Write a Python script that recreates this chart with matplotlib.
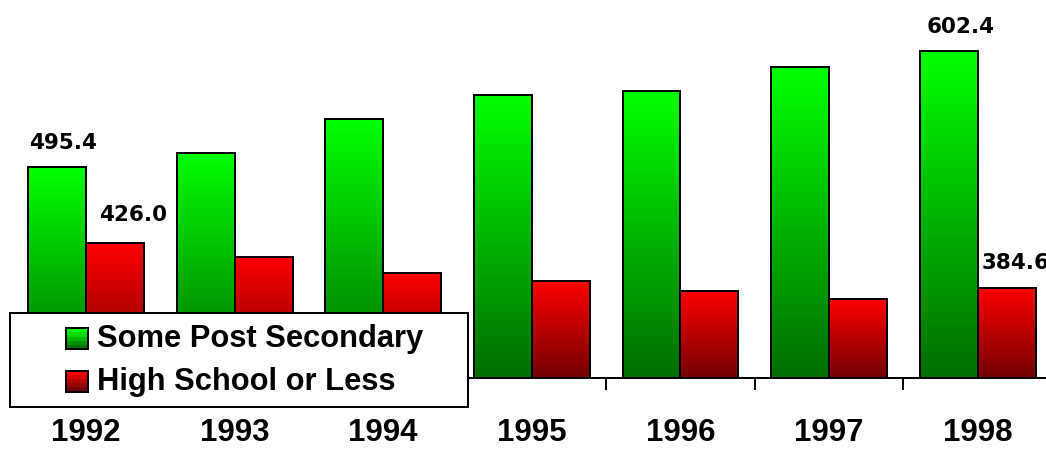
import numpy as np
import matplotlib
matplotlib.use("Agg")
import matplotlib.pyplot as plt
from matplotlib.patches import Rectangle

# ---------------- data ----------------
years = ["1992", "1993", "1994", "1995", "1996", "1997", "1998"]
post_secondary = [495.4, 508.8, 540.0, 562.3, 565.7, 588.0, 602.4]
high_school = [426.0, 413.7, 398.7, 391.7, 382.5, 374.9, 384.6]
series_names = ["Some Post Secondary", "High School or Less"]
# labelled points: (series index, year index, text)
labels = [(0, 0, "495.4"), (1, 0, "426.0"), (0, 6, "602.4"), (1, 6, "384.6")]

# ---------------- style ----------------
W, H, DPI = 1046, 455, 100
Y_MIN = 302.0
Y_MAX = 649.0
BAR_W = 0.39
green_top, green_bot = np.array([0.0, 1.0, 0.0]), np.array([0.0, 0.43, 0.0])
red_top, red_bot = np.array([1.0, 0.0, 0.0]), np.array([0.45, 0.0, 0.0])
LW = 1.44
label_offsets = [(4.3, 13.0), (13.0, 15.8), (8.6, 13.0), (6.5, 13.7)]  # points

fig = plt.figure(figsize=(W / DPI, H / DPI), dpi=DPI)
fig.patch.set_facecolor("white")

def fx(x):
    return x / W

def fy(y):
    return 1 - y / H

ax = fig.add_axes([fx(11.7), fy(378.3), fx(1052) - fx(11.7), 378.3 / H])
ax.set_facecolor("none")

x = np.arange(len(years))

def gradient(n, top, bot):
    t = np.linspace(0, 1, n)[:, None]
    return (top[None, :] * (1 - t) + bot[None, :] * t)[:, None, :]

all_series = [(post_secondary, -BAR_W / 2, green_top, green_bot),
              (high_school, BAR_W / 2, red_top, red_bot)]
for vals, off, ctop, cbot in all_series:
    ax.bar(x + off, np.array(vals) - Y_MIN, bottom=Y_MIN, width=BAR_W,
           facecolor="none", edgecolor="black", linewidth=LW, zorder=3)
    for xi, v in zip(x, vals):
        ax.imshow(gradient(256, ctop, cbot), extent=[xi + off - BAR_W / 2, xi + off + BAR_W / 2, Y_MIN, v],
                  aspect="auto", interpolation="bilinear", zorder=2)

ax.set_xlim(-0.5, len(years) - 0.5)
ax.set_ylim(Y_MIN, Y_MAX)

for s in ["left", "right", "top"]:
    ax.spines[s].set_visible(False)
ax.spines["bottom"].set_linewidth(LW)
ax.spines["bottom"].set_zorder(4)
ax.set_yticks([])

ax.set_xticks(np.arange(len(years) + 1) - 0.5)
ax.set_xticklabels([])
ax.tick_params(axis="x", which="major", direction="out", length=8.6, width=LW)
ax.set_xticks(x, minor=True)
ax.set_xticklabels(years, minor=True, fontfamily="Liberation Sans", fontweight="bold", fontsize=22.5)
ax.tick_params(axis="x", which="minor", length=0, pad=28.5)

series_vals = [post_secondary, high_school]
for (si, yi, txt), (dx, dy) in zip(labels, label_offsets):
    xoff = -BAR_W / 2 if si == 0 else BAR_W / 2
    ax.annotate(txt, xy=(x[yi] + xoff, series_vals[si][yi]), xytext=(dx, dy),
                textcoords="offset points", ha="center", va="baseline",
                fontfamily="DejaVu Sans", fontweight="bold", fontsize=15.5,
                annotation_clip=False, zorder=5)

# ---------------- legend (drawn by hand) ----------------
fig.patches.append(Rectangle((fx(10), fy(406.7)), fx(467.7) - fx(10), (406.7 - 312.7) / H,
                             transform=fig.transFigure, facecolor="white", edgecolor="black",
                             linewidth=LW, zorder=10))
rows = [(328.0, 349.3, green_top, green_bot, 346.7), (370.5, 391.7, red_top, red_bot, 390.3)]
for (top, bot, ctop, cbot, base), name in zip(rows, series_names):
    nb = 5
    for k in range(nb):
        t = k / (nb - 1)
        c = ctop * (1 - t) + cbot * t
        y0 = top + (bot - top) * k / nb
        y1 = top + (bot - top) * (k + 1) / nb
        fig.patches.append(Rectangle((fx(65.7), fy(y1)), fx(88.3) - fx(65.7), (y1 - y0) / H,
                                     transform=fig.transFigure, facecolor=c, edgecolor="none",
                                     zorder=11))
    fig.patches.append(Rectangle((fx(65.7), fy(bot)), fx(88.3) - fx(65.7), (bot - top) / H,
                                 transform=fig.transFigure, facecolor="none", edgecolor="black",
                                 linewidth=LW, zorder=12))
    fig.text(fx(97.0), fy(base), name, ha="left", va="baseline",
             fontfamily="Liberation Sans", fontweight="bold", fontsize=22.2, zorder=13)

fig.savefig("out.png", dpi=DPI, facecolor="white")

-------

**Directions for this task**
Leave out the pictures and repeat exactly the lines from the start of the material through the line that contains "return (top[None, :]", both included.

**The answer**
Write a Python script that recreates this chart with matplotlib.
import numpy as np
import matplotlib
matplotlib.use("Agg")
import matplotlib.pyplot as plt
from matplotlib.patches import Rectangle

# ---------------- data ----------------
years = ["1992", "1993", "1994", "1995", "1996", "1997", "1998"]
post_secondary = [495.4, 508.8, 540.0, 562.3, 565.7, 588.0, 602.4]
high_school = [426.0, 413.7, 398.7, 391.7, 382.5, 374.9, 384.6]
series_names = ["Some Post Secondary", "High School or Less"]
# labelled points: (series index, year index, text)
labels = [(0, 0, "495.4"), (1, 0, "426.0"), (0, 6, "602.4"), (1, 6, "384.6")]

# ---------------- style ----------------
W, H, DPI = 1046, 455, 100
Y_MIN = 302.0
Y_MAX = 649.0
BAR_W = 0.39
green_top, green_bot = np.array([0.0, 1.0, 0.0]), np.array([0.0, 0.43, 0.0])
red_top, red_bot = np.array([1.0, 0.0, 0.0]), np.array([0.45, 0.0, 0.0])
LW = 1.44
label_offsets = [(4.3, 13.0), (13.0, 15.8), (8.6, 13.0), (6.5, 13.7)]  # points

fig = plt.figure(figsize=(W / DPI, H / DPI), dpi=DPI)
fig.patch.set_facecolor("white")

def fx(x):
    return x / W

def fy(y):
    return 1 - y / H

ax = fig.add_axes([fx(11.7), fy(378.3), fx(1052) - fx(11.7), 378.3 / H])
ax.set_facecolor("none")

x = np.arange(len(years))

def gradient(n, top, bot):
    t = np.linspace(0, 1, n)[:, None]
    return (top[None, :] * (1 - t) + bot[None, :] * t)[:, None, :]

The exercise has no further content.